Depuis plusieurs jours, les députés juifs suivaient Caïus sans pouvoir le joindre. Caïus était en Campanie, visitant ses villas, vivant de palais en palais ; il leur donna enfin rendez-vous aux portes de Rome, dans la villa de Mécène, qu’il avait jointe à celle de Lamia, pour faire avec ces deux grandes demeures du patriciat romain une demeure plus digne de lui. — Ils trouvèrent la villa toute belle et toute ornée, les vases d’or et les statues grecques disposées partout, les salles ouvertes, les jardins ouverts. Caïus avait voulu, tout en leur parlant, parcourir toutes ces magnificences.

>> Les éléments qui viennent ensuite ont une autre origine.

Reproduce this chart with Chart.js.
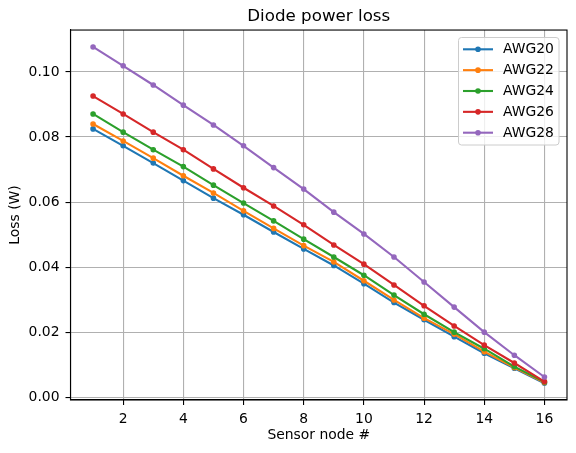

Au milieu de ces grandes salles, ils trouvèrent, à côté d’un comédien et des intendans des deux villas, un homme grand, pâle, mal proportionné, — les yeux creux et le front menaçant, — peu de cheveux et beaucoup de barbe, — une férocité étudiée sur sa figure, qu’il composait au miroir pour la rendre plus terrible. Son costume, comme dit un écrivain, n’était ni de son pays, ni de son rang, ni de son sexe, ni celui même qu’un être humain pût porter : un manteau peint et couvert de pierreries, des bracelets, une robe de soie, une chaussure de femme ; avec cela quelque attribut de dieu, la foudre, le caducée, la barbe d’or.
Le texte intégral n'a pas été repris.